==== GIVEN DATA ====

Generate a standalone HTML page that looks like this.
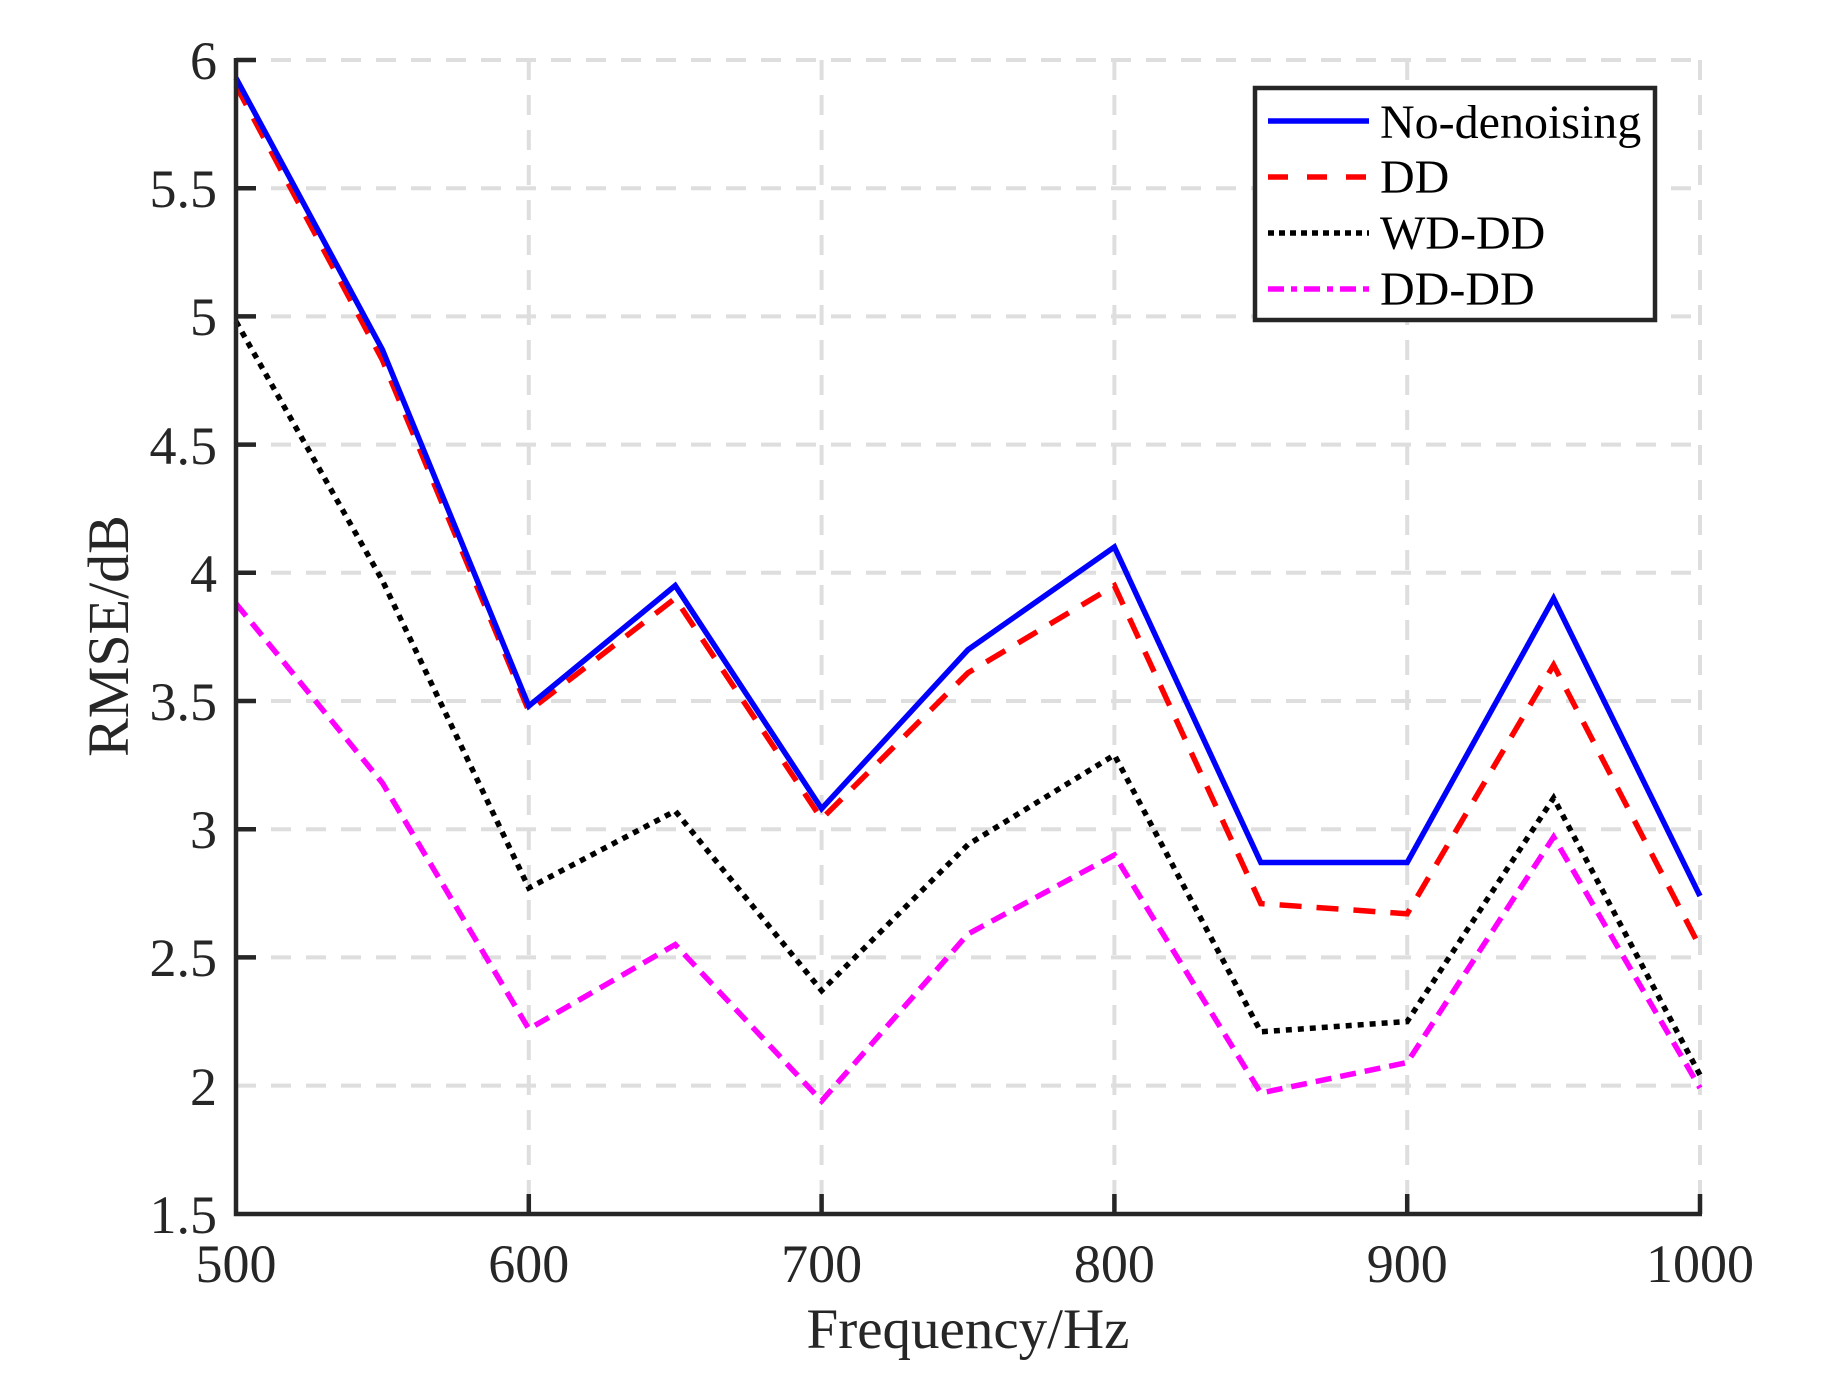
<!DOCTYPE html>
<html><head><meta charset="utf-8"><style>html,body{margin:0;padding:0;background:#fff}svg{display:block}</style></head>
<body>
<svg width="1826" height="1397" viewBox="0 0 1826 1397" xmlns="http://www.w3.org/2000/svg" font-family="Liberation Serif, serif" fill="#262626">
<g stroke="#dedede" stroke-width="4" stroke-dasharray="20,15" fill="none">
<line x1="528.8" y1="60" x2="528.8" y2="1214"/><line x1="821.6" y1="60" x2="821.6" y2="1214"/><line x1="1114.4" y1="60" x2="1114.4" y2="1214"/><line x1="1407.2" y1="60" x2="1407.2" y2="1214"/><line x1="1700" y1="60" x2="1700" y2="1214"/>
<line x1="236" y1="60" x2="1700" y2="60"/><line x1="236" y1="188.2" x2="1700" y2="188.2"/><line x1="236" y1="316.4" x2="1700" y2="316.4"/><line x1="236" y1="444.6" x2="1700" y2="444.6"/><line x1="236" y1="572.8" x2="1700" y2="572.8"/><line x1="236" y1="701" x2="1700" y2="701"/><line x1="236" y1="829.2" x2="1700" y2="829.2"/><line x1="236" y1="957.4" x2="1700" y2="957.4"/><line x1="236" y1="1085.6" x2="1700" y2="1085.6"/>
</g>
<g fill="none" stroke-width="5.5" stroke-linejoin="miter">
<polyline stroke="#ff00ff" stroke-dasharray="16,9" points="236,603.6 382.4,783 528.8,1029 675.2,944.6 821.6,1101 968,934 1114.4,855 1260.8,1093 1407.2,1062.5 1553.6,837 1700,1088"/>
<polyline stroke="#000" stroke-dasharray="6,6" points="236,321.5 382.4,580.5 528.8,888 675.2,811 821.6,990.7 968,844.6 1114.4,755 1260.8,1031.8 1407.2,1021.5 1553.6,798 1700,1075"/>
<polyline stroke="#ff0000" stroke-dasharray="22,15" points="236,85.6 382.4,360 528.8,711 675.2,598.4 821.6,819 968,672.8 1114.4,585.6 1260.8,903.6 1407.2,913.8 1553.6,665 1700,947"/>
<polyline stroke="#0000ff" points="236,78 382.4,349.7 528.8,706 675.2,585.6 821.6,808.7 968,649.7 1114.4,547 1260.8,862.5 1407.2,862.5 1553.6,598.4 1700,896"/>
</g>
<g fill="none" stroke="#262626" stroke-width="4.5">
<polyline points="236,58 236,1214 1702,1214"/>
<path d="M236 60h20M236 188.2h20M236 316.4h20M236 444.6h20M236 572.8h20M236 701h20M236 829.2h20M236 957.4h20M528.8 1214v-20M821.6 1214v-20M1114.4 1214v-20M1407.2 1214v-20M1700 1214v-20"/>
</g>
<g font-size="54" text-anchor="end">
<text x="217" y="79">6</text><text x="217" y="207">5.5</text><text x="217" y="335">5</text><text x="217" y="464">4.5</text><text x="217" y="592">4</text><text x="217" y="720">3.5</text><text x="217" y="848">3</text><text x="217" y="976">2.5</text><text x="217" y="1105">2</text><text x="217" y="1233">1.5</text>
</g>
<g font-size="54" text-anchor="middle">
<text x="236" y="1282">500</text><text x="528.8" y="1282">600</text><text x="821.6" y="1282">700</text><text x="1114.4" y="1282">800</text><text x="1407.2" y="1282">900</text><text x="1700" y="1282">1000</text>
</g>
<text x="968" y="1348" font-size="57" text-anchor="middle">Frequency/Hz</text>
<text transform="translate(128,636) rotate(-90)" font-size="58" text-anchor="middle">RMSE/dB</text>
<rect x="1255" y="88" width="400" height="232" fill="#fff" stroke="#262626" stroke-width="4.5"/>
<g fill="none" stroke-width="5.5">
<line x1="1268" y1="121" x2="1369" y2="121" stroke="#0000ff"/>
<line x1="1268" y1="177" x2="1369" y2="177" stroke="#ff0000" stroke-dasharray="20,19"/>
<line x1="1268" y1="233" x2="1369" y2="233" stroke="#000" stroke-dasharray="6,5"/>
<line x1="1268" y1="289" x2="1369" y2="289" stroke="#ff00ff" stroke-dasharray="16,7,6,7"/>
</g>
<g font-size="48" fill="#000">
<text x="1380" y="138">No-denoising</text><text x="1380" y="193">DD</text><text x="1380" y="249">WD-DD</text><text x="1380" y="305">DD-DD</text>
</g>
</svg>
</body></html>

====

> _GIVEN PROBLEM_
Working from the material above, transcribe it exactly while omitting pictures.

> _COMPLETED EXERCISE_
Generate a standalone HTML page that looks like this.
<!DOCTYPE html>
<html><head><meta charset="utf-8"><style>html,body{margin:0;padding:0;background:#fff}svg{display:block}</style></head>
<body>
<svg width="1826" height="1397" viewBox="0 0 1826 1397" xmlns="http://www.w3.org/2000/svg" font-family="Liberation Serif, serif" fill="#262626">
<g stroke="#dedede" stroke-width="4" stroke-dasharray="20,15" fill="none">
<line x1="528.8" y1="60" x2="528.8" y2="1214"/><line x1="821.6" y1="60" x2="821.6" y2="1214"/><line x1="1114.4" y1="60" x2="1114.4" y2="1214"/><line x1="1407.2" y1="60" x2="1407.2" y2="1214"/><line x1="1700" y1="60" x2="1700" y2="1214"/>
<line x1="236" y1="60" x2="1700" y2="60"/><line x1="236" y1="188.2" x2="1700" y2="188.2"/><line x1="236" y1="316.4" x2="1700" y2="316.4"/><line x1="236" y1="444.6" x2="1700" y2="444.6"/><line x1="236" y1="572.8" x2="1700" y2="572.8"/><line x1="236" y1="701" x2="1700" y2="701"/><line x1="236" y1="829.2" x2="1700" y2="829.2"/><line x1="236" y1="957.4" x2="1700" y2="957.4"/><line x1="236" y1="1085.6" x2="1700" y2="1085.6"/>
</g>
<g fill="none" stroke-width="5.5" stroke-linejoin="miter">
<polyline stroke="#ff00ff" stroke-dasharray="16,9" points="236,603.6 382.4,783 528.8,1029 675.2,944.6 821.6,1101 968,934 1114.4,855 1260.8,1093 1407.2,1062.5 1553.6,837 1700,1088"/>
<polyline stroke="#000" stroke-dasharray="6,6" points="236,321.5 382.4,580.5 528.8,888 675.2,811 821.6,990.7 968,844.6 1114.4,755 1260.8,1031.8 1407.2,1021.5 1553.6,798 1700,1075"/>
<polyline stroke="#ff0000" stroke-dasharray="22,15" points="236,85.6 382.4,360 528.8,711 675.2,598.4 821.6,819 968,672.8 1114.4,585.6 1260.8,903.6 1407.2,913.8 1553.6,665 1700,947"/>
<polyline stroke="#0000ff" points="236,78 382.4,349.7 528.8,706 675.2,585.6 821.6,808.7 968,649.7 1114.4,547 1260.8,862.5 1407.2,862.5 1553.6,598.4 1700,896"/>
</g>
<g fill="none" stroke="#262626" stroke-width="4.5">
<polyline points="236,58 236,1214 1702,1214"/>
<path d="M236 60h20M236 188.2h20M236 316.4h20M236 444.6h20M236 572.8h20M236 701h20M236 829.2h20M236 957.4h20M528.8 1214v-20M821.6 1214v-20M1114.4 1214v-20M1407.2 1214v-20M1700 1214v-20"/>
</g>
<g font-size="54" text-anchor="end">
<text x="217" y="79">6</text><text x="217" y="207">5.5</text><text x="217" y="335">5</text><text x="217" y="464">4.5</text><text x="217" y="592">4</text><text x="217" y="720">3.5</text><text x="217" y="848">3</text><text x="217" y="976">2.5</text><text x="217" y="1105">2</text><text x="217" y="1233">1.5</text>
</g>
<g font-size="54" text-anchor="middle">
<text x="236" y="1282">500</text><text x="528.8" y="1282">600</text><text x="821.6" y="1282">700</text><text x="1114.4" y="1282">800</text><text x="1407.2" y="1282">900</text><text x="1700" y="1282">1000</text>
</g>
<text x="968" y="1348" font-size="57" text-anchor="middle">Frequency/Hz</text>
<text transform="translate(128,636) rotate(-90)" font-size="58" text-anchor="middle">RMSE/dB</text>
<rect x="1255" y="88" width="400" height="232" fill="#fff" stroke="#262626" stroke-width="4.5"/>
<g fill="none" stroke-width="5.5">
<line x1="1268" y1="121" x2="1369" y2="121" stroke="#0000ff"/>
<line x1="1268" y1="177" x2="1369" y2="177" stroke="#ff0000" stroke-dasharray="20,19"/>
<line x1="1268" y1="233" x2="1369" y2="233" stroke="#000" stroke-dasharray="6,5"/>
<line x1="1268" y1="289" x2="1369" y2="289" stroke="#ff00ff" stroke-dasharray="16,7,6,7"/>
</g>
<g font-size="48" fill="#000">
<text x="1380" y="138">No-denoising</text><text x="1380" y="193">DD</text><text x="1380" y="249">WD-DD</text><text x="1380" y="305">DD-DD</text>
</g>
</svg>
</body></html>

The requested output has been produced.